Труппа театра МОСТ имеет свою особенность — люди сюда приходят без актерского образования. Да, перед вами играют бывшие инженеры, психологи, юристы, математики и так далее. Я разговорился с пресс-менеджером о подходе художественного руководства: изначально театр существовал в МГУ и имел статус студенческого, отсюда традиция отбора непрофессионалов. Однако после официального отделения, политика немного поменялась. Теперь, если Вы программист, но хотите играть в театре, сначала нужно пройти творческий конкурс в студию при театре МОСТ и пройти там обучение. После вступления в труппу нужно будет поступить на актерский факультет.
Но это так, интересный факт, чтобы перейти к актерам. Исполнитель главной роли Георгий Антонов мне запомнился полным присваиванием себе текста Льва Гуревича. Было невероятно интересно наблюдать, как артист с совершенно серьезным лицом говорил ироничный текст полный бреда. Антонов как будто сам хотел разобраться, а действительно ли Витя съел бы двадцать восемь героев панфиловцев? Он не сможет спать, если не узнает, съел бы Витя вместе с мертвой царевной и семь богатырей? Ну вдруг случай представится. Персонаж Антонова не оставлял сомнений — он пытается что-то понять, в чем-то разобраться, в нем есть стремление к финальной цели. В его подходе к словам с полной верой в их истину чувствовалось погружение в литературный материал.
Выделил я его ещё и по другой причине — все остальные актеры существовали совершенно в другом жанре. Они занимались окрашиванием текста. Как это выглядит: текст Ерофеева уже заранее приправлен иронией, то есть он сам по себе смешной. С ним не нужна отдельная работа по вскрыванию юмора, значит внимание нужно уделить тому, что стоит за ним. Что и делал Георгий Антонов. А остальные исполнители вместо этого произносили текст с юмористическими интонациями, порой гротескно, порой протяжно, то есть окрашивали. В таком подходе чувствуется какая-то необязательность, несерьезность и ложь, как будто актеры играют с фигой в кармане. Говорят одно, а думают другое. И это ни в коем случае не плохо! Так играть тоже можно, ведь все зависит от задумки, но в «Вальпургиевой ночи» она не читается. Главный герой и остальные артисты делят общее впечатление 50 на 50 — 50% веры, 50% стёба.
Не так сильно бы это бросалось в глаза, однако далее происходит что-то совершенно неожиданное, чего я никогда не видел.
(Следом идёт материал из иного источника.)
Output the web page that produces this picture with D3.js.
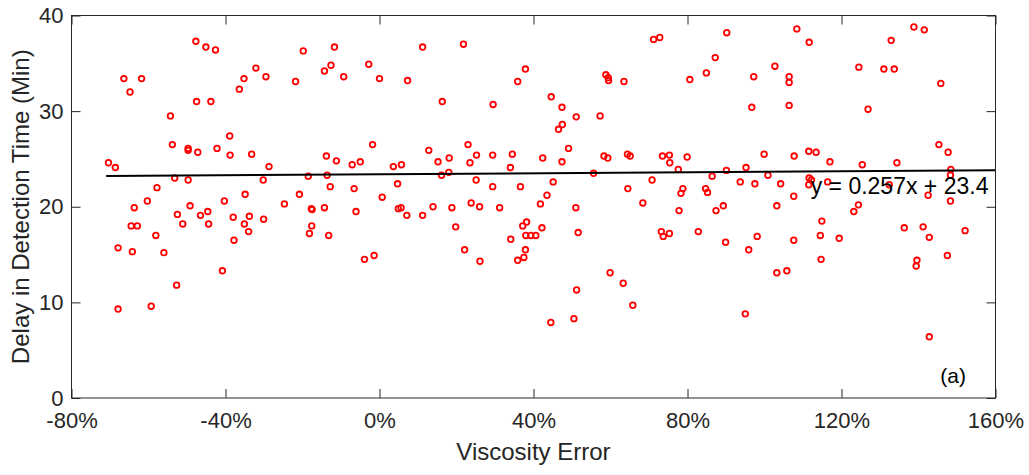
<!DOCTYPE html>
<html>
<head>
<meta charset="utf-8">
<script src="https://cdn.jsdelivr.net/npm/d3@7"></script>
<style>
  body { margin: 0; background: #fff; }
  text { font-family: "Liberation Sans", Arial, Helvetica, sans-serif; fill: #262626; }
</style>
</head>
<body>
<div id="chart"></div>
<script>
// viscosity error (%) and delay in detection time (min)
var viscErr = [
  -47.7, -45.1, -42.6, -66.4, -61.8, -64.8, -32.1, -35.2, -29.5, -36.4,
  -47.5, -43.8, -54.3, -38.9, -53.8, -49.7, -49.7, -47.2, -42.2, -38.8,
  -33.2, -70.4, -68.6, -28.7, -53.2, -49.7, -30.2, -57.8, -34.9, -60.3,
  -40.3, -63.7, -49.2, -52.5, -46.5, -44.6, -38.0, -33.8, -30.1, -35.1,
  -34.0, -64.5, -62.9, -51.1, -44.4, -58.1, -37.8, -67.9, -64.2, -56.0,
  -40.8, -52.7, -67.9, -59.3, -19.8, -11.7, 11.2, -21.8, -14.3, -12.6,
  -9.3, -2.8, 0.0, 7.3, 16.3, -1.8, -13.8, -11.2, -7.1, -5.0,
  3.6, 5.7, 12.8, 15.2, 18.1, -18.5, -13.6, 16.1, 18.0, 4.7,
  -12.8, -6.6, -20.8, 0.7, -24.7, -17.7, -17.5, -14.3, -6.1, 4.9,
  5.6, 13.9, 18.8, 7.1, 11.2, 19.8, -17.6, -18.2, -13.2, -3.9,
  -1.4, 21.8, 37.9, 35.9, 58.8, 59.4, 59.5, 63.5, 29.5, 44.6,
  47.4, 51.1, 57.3, 47.5, 46.5, 23.0, 25.2, 23.5, 29.4, 34.5,
  34.0, 42.4, 47.4, 49.1, 58.3, 59.3, 64.4, 65.1, 55.6, 25.1,
  29.4, 36.6, 45.1, 43.5, 64.5, 23.8, 26.0, 31.2, 41.8, 51.0,
  68.4, 37.2, 38.2, 42.2, 38.0, 39.3, 40.6, 34.1, 51.6, 22.1,
  26.1, 37.9, 37.5, 35.9, 59.9, 63.3, 51.2, 65.8, 50.5, 44.5,
  71.2, 72.8, 90.2, 108.4, 111.6, 87.2, 84.9, 80.6, 102.7, 97.2,
  106.4, 106.4, 96.7, 106.4, 73.5, 75.3, 75.4, 79.9, 77.6, 90.1,
  95.2, 99.9, 107.7, 111.5, 113.4, 117.0, 86.4, 100.9, 70.8, 93.7,
  97.5, 104.2, 111.6, 112.2, 111.5, 116.4, 78.8, 78.3, 84.7, 85.2,
  107.6, 89.3, 103.2, 77.8, 87.4, 114.9, 73.2, 73.7, 75.3, 82.8,
  89.9, 98.1, 95.9, 107.6, 114.5, 114.7, 103.2, 105.8, 95.0, 138.8,
  141.5, 132.9, 124.5, 131.0, 133.7, 145.8, 126.9, 145.3, 147.7, 125.4,
  134.4, 148.4, 148.3, 132.4, 142.5, 148.3, 124.4, 123.2, 119.4, 136.3,
  141.2, 142.8, 152.1, 147.5, 139.6, 139.4, 142.8
];
var delayMin = [
  37.3, 36.7, 36.4, 33.4, 33.4, 32.0, 34.5, 33.4, 33.6, 32.3,
  31.0, 31.0, 29.5, 27.4, 26.5, 26.1, 25.9, 25.7, 26.1, 25.4,
  25.5, 24.6, 24.1, 24.2, 23.0, 22.8, 22.8, 22.0, 21.3, 20.6,
  20.6, 19.9, 20.1, 19.2, 19.1, 19.5, 18.9, 19.0, 18.7, 18.2,
  17.4, 18.0, 18.0, 18.2, 18.2, 17.0, 16.5, 15.7, 15.3, 15.2,
  13.3, 11.8, 9.3, 9.6, 36.3, 36.7, 36.7, 33.1, 34.2, 34.8,
  33.6, 34.9, 33.4, 33.2, 31.0, 26.5, 25.3, 24.8, 24.4, 24.7,
  24.2, 24.4, 25.9, 24.7, 25.1, 23.2, 23.3, 23.3, 23.6, 22.4,
  22.1, 21.9, 21.3, 21.0, 20.3, 19.8, 19.7, 19.9, 19.5, 19.8,
  19.9, 20.0, 19.9, 19.1, 19.1, 17.9, 18.0, 17.2, 17.0, 14.5,
  14.9, 37.0, 34.4, 33.1, 33.8, 33.5, 33.2, 33.1, 30.7, 31.5,
  30.4, 29.4, 29.5, 28.6, 28.1, 26.5, 25.4, 24.6, 25.4, 25.5,
  24.1, 25.1, 24.7, 26.1, 25.3, 25.1, 25.5, 25.3, 23.5, 22.8,
  22.1, 22.1, 22.6, 21.2, 21.9, 20.4, 20.0, 19.9, 20.3, 19.9,
  20.4, 18.0, 18.4, 17.8, 17.0, 17.0, 17.0, 16.6, 17.3, 15.5,
  14.3, 15.5, 14.7, 14.4, 13.1, 12.0, 11.3, 9.7, 8.3, 7.9,
  37.5, 37.7, 38.2, 38.6, 37.2, 35.6, 34.0, 33.3, 34.7, 33.6,
  33.6, 33.0, 30.4, 30.6, 25.3, 25.4, 24.6, 25.2, 23.9, 23.8,
  24.1, 25.5, 25.3, 25.8, 25.7, 24.7, 23.2, 23.3, 22.8, 22.6,
  22.4, 22.4, 23.0, 22.8, 22.3, 22.6, 21.9, 21.4, 21.9, 21.5,
  21.1, 20.1, 20.1, 19.6, 19.6, 18.5, 17.4, 16.9, 17.2, 17.4,
  16.3, 16.9, 15.5, 16.5, 17.0, 14.5, 13.1, 13.3, 8.8, 38.8,
  38.5, 37.4, 34.6, 34.4, 34.4, 32.9, 30.2, 26.5, 25.7, 24.4,
  24.6, 23.9, 23.3, 22.3, 21.2, 20.6, 20.2, 19.5, 16.7, 17.8,
  17.9, 16.8, 17.5, 14.9, 14.4, 13.8, 6.4
];

var xTicks = [-80, -40, 0, 40, 80, 120, 160];
var yTicks = [0, 10, 20, 30, 40];

// linear fit, x as a fraction
var fitSlope = 0.257;
var fitIntercept = 23.4;
var fitRange = [-71, 160];
var fitLabel = "y = 0.257x + 23.4";
var panelLabel = "(a)";

var width = 1029, height = 475;
var plotL = 71.5, plotR = 995.5, plotT = 15.5, plotB = 398;
var ink = "#262626";

var svg = d3.select("#chart").append("svg")
    .attr("width", width)
    .attr("height", height);

var x = d3.scaleLinear().domain([-80, 160]).range([plotL, plotR]);
var y = d3.scaleLinear().domain([0, 40]).range([plotB, plotT]);

// points
svg.append("g").selectAll("circle")
    .data(viscErr)
    .join("circle")
    .attr("cx", function(d) { return x(d); })
    .attr("cy", function(d, i) { return y(delayMin[i]); })
    .attr("r", 2.8)
    .attr("fill", "none")
    .attr("stroke", "#ff0000")
    .attr("stroke-width", 1.8);

// fitted line
svg.append("line")
    .attr("x1", x(fitRange[0]))
    .attr("y1", y(fitIntercept + fitSlope * fitRange[0] / 100))
    .attr("x2", x(fitRange[1]))
    .attr("y2", y(fitIntercept + fitSlope * fitRange[1] / 100))
    .attr("stroke", "#000")
    .attr("stroke-width", 2);

// axes (ticks point inward, box on)
var xAxis = svg.append("g")
    .attr("transform", "translate(0," + plotB + ")")
    .call(d3.axisBottom(x).tickValues(xTicks).tickSize(-9).tickPadding(14)
        .tickFormat(function(d) { return d + "%"; }));
var xTop = svg.append("g")
    .attr("transform", "translate(0," + plotT + ")")
    .call(d3.axisTop(x).tickValues(xTicks).tickSize(-9).tickFormat(""));
var yAxis = svg.append("g")
    .attr("transform", "translate(" + plotL + ",0)")
    .call(d3.axisLeft(y).tickValues(yTicks).tickSize(-9).tickPadding(8));
var yRight = svg.append("g")
    .attr("transform", "translate(" + plotR + ",0)")
    .call(d3.axisRight(y).tickValues(yTicks).tickSize(-9).tickFormat(""));

[xAxis, xTop, yAxis, yRight].forEach(function(g) {
    g.select(".domain").remove();
    g.selectAll("line").attr("stroke", ink);
    g.selectAll("text").attr("fill", ink).style("font-size", "22px")
        .style("font-family", '"Liberation Sans", Arial, sans-serif');
});

svg.append("rect")
    .attr("x", plotL).attr("y", plotT)
    .attr("width", plotR - plotL).attr("height", plotB - plotT)
    .attr("fill", "none")
    .attr("stroke", ink)
    .attr("stroke-width", 1);

// labels
svg.append("text")
    .attr("x", (plotL + plotR) / 2)
    .attr("y", 460)
    .attr("text-anchor", "middle")
    .style("font-size", "24px")
    .text("Viscosity Error");

svg.append("text")
    .attr("transform", "translate(29," + ((plotT + plotB) / 2) + ") rotate(-90)")
    .attr("text-anchor", "middle")
    .style("font-size", "24px")
    .text("Delay in Detection Time (Min)");

svg.append("text")
    .attr("x", x(112))
    .attr("y", y(21.3))
    .style("font-size", "23px")
    .style("fill", "#000")
    .text(fitLabel);

svg.append("text")
    .attr("x", x(149))
    .attr("y", y(1.6))
    .attr("text-anchor", "middle")
    .style("font-size", "21px")
    .style("fill", "#000")
    .text(panelLabel);
</script>
</body>
</html>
Режиссура сжирала всё то хорошее, что сама же создавала. Вот идет сцена, актеры набирают темп, чувствуется азарт, за которым хочется наблюдать, но внезапно Славутин вдруг жмёт стоп-кран, после чего повествование в «Вальпургиевой ночи» останавливается, становится тягомотным, актеры монотонно читают текст, совершенно без всякого развития вверх или вниз, и любое напряжение, как внешнее, так и внутреннее испаряется без следа, из-за чего смотреть становится скучно, неинтересно, хочется отвлечься и перевести внимание, примерно как во время этого долгого предложения.
Исполнители вынуждены каждый раз поднимать градус с нуля. В такие моменты разница в жанрах особенно видна. Происходило это не два или три раза за постановку, а по два или три раза за акт. В трехактном спектакле. Зачем это делалось? Зачем режиссёр перекрывал им кислород? Любая цель, даже ради какой-то задумки не имеет смысла, если за ней просто неинтересно наблюдать.
И вот я стою у странного явления. Режиссура создает для «Вальпургиевой ночи» настоящую летную площадку, но провисающим повествованием и разными стилями игры подрезает ей крылья. После выхода из зала непонятно, как воспринимать увиденное. Остается только надеятся, что постановка ещё не окрепла после рождения. Любой спектакль это путь, и не стоит его воспринимать, как готовый консервированный продукт.